# Task to complete
Copy exactly the lines of the records below, and only those lines, beginning with the line that contains "Reproduce this chart with Altair." and ending with the line that contains "import pandas as pd".

# Listed records

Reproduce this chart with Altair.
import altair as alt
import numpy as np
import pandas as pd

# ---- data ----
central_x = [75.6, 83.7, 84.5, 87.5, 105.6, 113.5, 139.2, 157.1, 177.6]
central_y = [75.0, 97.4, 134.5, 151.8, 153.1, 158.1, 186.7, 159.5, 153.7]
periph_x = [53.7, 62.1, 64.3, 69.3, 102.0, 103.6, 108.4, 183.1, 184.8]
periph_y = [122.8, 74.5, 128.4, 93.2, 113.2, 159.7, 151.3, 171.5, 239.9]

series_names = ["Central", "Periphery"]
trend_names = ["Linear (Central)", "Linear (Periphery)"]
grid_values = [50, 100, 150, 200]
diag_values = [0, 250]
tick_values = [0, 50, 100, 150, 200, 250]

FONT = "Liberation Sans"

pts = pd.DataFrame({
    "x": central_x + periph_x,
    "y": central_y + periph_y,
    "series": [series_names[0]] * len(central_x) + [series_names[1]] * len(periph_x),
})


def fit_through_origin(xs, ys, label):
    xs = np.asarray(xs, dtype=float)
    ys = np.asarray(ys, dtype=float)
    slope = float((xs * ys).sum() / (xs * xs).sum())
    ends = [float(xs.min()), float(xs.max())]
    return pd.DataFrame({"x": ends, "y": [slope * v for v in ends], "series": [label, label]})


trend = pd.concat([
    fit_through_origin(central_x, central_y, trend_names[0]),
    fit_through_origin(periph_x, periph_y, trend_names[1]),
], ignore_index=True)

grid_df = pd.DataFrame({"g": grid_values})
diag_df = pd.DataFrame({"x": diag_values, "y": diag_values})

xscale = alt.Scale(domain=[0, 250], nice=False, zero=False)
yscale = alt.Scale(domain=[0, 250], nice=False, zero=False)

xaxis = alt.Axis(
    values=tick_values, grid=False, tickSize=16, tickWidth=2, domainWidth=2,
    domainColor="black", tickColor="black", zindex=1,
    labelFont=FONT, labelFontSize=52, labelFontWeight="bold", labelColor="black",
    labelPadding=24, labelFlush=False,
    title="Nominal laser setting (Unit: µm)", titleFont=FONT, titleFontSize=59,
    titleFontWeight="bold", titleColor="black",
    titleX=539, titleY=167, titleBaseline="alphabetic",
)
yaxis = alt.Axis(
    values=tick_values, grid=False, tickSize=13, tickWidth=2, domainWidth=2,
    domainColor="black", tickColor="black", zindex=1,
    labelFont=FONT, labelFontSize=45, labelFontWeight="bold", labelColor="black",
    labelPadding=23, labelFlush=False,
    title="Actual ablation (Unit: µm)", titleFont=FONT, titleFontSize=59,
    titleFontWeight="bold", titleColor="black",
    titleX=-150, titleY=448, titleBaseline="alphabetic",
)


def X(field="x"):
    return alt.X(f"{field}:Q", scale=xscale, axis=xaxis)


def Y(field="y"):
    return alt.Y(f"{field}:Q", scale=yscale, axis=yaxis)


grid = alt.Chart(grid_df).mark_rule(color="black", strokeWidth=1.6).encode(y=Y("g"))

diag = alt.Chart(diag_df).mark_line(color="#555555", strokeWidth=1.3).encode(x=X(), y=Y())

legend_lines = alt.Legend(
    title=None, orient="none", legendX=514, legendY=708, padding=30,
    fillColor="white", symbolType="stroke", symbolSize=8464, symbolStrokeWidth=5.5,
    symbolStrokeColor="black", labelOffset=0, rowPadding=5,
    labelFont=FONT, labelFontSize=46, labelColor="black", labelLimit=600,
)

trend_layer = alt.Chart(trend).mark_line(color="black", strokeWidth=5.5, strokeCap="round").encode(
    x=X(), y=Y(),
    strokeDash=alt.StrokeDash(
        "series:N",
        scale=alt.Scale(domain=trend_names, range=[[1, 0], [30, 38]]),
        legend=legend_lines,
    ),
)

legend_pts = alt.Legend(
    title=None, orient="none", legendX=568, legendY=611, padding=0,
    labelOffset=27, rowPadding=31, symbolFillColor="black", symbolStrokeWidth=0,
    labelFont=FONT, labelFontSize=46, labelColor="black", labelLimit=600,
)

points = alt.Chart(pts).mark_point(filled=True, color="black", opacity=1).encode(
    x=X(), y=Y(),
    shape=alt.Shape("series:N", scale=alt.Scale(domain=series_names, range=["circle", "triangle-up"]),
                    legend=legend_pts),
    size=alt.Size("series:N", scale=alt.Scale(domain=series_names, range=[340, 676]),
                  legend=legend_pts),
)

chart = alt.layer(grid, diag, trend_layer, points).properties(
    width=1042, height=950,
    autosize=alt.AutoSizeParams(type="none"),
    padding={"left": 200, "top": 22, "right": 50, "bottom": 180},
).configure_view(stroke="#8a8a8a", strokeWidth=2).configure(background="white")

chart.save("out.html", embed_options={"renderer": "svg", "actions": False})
---
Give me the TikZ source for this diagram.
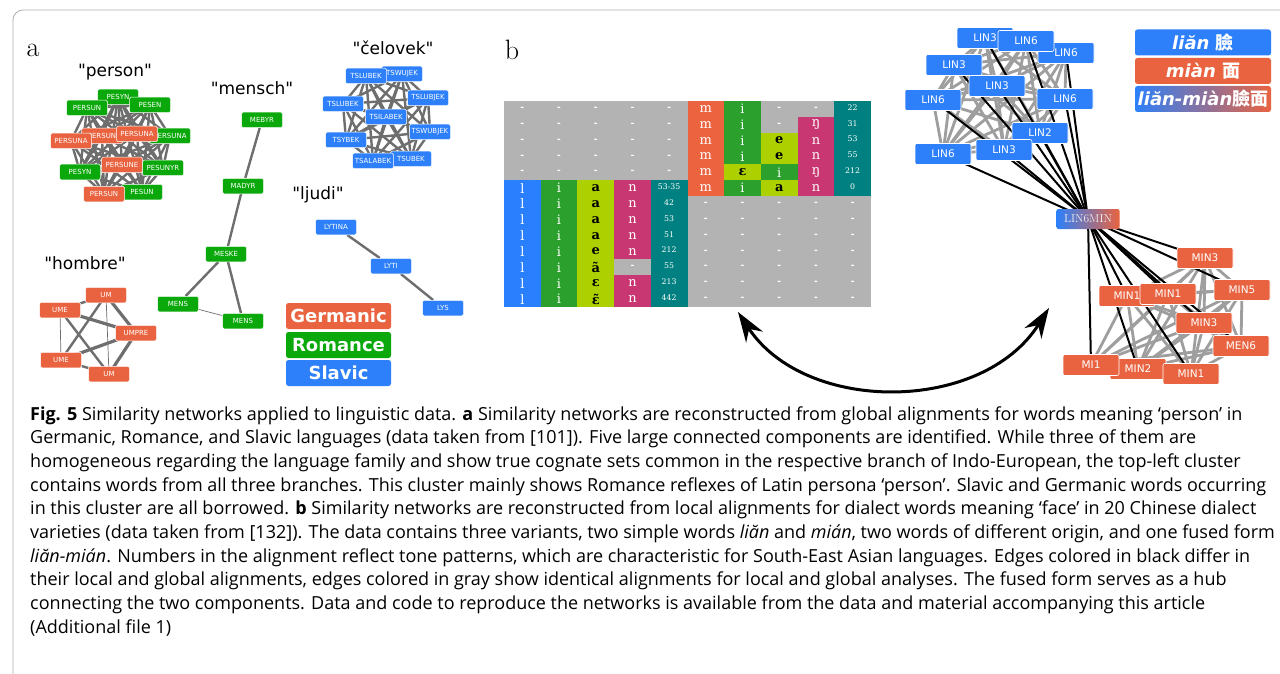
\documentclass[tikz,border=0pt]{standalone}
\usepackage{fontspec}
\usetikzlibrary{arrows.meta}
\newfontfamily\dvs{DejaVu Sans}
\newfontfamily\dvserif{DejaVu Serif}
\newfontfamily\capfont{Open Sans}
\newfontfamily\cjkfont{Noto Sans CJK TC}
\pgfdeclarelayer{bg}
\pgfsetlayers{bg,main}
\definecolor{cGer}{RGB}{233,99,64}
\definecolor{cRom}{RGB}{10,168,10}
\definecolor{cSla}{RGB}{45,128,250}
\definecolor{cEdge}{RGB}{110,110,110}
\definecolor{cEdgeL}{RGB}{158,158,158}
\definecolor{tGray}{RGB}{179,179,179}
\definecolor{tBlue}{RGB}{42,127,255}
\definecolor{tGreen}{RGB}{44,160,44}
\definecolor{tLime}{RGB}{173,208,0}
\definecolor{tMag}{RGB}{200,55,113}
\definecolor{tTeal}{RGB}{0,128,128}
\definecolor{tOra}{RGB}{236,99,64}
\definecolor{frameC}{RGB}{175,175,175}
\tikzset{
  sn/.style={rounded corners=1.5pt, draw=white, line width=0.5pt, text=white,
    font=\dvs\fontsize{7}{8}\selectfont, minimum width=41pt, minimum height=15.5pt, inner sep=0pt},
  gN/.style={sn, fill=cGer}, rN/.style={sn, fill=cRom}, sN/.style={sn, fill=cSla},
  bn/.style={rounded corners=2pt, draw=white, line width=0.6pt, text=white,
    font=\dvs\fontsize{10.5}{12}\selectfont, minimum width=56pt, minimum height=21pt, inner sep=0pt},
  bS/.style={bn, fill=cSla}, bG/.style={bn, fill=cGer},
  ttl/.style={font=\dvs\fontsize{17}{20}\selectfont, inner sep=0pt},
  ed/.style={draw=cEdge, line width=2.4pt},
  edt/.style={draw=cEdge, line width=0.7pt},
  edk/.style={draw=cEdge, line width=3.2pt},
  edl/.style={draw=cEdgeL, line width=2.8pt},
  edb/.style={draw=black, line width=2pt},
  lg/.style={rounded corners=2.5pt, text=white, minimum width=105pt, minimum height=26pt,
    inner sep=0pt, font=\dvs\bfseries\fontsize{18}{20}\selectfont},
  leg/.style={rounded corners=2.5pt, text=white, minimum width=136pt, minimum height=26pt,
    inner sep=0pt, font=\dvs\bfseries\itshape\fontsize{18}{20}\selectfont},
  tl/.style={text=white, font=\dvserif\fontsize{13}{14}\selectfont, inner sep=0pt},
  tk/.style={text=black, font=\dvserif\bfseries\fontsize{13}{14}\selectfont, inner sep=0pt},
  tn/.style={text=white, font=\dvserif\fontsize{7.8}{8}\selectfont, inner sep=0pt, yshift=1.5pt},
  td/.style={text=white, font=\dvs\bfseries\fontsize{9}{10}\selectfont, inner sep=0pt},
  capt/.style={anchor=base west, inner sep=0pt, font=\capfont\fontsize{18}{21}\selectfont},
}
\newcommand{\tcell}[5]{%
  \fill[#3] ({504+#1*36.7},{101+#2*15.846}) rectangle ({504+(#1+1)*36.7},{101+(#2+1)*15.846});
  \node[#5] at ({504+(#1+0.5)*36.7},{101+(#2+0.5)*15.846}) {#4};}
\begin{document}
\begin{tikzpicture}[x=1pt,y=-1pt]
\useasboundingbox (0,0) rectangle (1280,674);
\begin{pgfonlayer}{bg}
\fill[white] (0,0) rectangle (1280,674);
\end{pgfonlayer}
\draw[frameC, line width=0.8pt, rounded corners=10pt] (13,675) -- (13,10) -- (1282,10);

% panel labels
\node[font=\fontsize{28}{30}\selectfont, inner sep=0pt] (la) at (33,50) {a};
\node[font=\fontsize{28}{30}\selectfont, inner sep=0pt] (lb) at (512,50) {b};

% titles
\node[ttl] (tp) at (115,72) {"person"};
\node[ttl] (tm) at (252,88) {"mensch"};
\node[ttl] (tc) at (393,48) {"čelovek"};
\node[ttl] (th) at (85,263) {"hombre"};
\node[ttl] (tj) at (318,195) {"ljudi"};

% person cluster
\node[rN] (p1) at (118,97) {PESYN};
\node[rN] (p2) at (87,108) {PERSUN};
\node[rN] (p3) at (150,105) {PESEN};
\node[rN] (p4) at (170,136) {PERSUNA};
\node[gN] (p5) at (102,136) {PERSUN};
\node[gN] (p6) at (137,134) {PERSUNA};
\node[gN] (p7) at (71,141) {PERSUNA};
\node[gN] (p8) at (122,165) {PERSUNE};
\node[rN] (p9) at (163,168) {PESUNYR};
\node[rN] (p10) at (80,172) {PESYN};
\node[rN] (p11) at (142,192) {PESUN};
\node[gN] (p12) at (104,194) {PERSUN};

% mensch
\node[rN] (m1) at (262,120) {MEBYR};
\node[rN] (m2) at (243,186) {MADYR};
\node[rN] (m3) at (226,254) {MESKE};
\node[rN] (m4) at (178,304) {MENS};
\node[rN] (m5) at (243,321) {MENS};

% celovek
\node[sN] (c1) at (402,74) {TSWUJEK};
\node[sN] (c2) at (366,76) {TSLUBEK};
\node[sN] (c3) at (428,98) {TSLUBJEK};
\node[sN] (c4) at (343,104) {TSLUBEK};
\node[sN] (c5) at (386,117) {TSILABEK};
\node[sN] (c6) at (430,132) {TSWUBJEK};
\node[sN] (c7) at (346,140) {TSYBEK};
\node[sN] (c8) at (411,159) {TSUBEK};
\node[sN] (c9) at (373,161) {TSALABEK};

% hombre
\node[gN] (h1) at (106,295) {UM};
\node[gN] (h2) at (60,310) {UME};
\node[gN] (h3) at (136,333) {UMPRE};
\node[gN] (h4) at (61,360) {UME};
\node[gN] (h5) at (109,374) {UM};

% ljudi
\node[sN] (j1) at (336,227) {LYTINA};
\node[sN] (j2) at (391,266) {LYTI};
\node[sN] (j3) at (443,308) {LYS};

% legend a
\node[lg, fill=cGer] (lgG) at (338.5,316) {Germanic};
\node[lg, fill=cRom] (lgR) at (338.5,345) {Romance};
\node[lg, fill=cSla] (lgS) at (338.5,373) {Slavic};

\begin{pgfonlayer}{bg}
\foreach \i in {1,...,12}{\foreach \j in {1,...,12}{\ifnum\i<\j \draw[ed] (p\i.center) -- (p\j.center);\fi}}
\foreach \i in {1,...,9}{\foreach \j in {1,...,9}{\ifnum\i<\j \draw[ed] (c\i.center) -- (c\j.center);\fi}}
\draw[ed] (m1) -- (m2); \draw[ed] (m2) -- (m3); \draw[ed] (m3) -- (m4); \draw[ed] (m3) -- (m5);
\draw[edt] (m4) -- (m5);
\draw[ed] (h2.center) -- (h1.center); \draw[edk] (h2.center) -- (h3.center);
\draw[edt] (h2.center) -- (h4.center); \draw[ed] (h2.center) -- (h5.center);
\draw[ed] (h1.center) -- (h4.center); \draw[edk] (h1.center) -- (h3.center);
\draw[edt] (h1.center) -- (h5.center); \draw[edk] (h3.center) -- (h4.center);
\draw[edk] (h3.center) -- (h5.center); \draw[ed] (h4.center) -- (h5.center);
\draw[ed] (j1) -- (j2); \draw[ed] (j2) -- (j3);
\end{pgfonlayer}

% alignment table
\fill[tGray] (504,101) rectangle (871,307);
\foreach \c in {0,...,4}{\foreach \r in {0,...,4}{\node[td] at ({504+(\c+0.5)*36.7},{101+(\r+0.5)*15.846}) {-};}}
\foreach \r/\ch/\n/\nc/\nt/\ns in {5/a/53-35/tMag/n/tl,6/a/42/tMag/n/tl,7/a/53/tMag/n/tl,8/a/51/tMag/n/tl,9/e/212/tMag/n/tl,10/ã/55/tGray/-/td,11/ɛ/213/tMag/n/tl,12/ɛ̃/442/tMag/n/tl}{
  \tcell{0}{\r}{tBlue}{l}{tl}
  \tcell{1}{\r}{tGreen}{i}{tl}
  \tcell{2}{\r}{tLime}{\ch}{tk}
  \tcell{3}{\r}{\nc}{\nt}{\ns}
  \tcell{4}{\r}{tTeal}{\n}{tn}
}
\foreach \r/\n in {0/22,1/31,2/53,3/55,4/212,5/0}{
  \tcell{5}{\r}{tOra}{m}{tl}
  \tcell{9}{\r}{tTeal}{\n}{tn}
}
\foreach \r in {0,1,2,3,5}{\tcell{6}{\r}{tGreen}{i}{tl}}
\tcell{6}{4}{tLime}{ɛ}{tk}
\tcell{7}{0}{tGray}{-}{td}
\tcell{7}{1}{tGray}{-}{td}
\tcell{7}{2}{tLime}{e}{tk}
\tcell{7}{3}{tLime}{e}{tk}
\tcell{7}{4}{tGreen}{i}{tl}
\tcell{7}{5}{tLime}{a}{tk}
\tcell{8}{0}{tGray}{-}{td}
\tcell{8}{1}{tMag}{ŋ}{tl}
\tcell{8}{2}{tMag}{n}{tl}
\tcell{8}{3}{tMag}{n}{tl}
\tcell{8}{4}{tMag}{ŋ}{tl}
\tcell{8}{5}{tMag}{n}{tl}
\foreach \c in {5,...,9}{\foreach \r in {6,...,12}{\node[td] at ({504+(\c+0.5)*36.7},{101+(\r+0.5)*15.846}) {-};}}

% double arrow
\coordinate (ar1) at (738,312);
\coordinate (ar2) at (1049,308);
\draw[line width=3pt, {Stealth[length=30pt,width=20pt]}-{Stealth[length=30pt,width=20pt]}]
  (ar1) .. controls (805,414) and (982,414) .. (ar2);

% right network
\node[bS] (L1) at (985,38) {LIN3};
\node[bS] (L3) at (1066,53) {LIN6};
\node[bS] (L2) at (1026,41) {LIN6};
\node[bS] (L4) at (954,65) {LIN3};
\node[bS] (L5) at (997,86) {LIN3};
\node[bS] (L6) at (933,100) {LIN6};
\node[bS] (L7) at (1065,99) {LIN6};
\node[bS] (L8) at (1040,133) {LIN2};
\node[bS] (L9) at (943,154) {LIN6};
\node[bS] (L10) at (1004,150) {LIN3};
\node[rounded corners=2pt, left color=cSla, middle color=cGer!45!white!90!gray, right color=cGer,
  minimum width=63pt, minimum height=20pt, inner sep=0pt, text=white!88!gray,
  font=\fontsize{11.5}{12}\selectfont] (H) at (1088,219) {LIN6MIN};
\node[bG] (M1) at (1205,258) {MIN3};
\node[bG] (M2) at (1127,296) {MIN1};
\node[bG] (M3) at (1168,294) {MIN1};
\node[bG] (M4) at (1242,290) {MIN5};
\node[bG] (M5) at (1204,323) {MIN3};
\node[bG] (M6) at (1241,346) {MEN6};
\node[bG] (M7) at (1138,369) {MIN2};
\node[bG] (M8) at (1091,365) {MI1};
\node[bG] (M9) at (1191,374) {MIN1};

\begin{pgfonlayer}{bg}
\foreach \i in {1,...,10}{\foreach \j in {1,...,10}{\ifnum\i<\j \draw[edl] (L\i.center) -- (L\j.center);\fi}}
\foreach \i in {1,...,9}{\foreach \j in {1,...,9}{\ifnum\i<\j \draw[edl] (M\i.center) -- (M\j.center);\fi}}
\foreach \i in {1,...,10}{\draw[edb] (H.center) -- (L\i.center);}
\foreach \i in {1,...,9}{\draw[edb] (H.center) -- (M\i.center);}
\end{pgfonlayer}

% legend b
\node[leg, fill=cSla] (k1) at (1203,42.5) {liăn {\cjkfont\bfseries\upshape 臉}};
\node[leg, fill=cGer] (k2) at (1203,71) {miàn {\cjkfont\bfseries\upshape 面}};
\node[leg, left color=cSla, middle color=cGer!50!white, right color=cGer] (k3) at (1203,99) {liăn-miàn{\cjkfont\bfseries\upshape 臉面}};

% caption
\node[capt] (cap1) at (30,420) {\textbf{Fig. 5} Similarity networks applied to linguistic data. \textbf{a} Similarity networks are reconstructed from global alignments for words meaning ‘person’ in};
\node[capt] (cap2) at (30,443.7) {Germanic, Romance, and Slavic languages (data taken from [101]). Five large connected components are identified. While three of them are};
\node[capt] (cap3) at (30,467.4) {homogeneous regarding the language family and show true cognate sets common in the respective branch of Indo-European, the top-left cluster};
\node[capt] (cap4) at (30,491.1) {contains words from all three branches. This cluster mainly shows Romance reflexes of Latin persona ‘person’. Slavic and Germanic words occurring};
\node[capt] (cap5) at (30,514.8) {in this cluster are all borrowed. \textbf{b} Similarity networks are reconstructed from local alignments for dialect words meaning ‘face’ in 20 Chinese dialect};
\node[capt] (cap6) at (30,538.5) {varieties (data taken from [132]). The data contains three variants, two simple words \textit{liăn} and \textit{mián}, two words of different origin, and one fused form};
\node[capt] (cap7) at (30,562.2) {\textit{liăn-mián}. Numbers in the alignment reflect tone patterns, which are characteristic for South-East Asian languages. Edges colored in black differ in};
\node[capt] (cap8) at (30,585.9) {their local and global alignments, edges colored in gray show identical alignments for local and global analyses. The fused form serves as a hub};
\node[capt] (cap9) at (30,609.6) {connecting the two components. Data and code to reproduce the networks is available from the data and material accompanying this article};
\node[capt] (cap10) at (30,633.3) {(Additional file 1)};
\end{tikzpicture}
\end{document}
---
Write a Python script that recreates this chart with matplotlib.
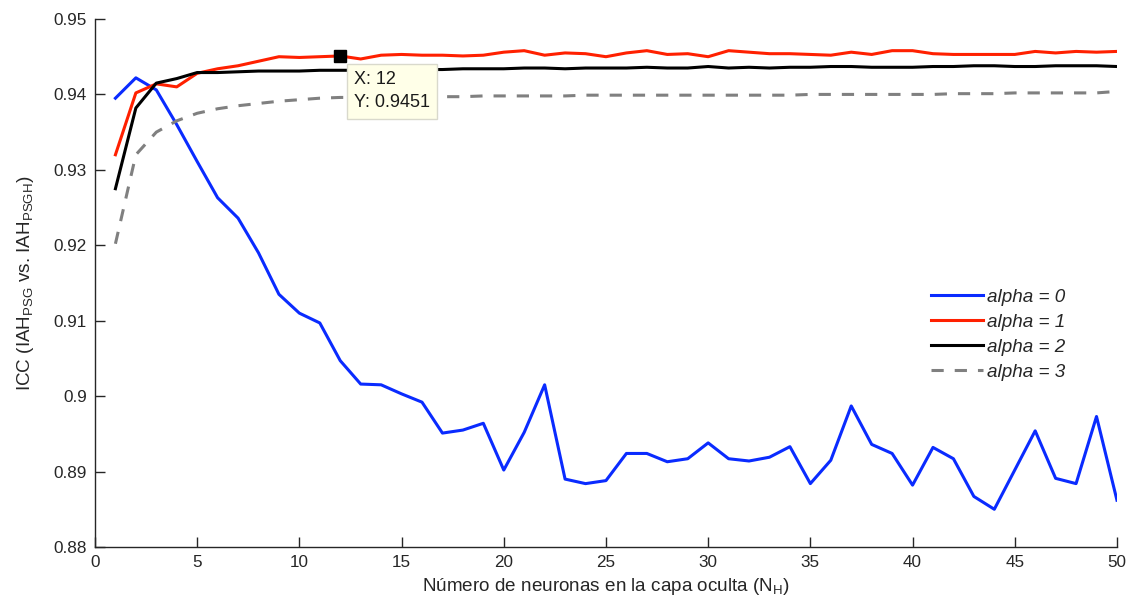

# Expected output
Reproduce this chart with Altair.
import altair as alt
import numpy as np
import pandas as pd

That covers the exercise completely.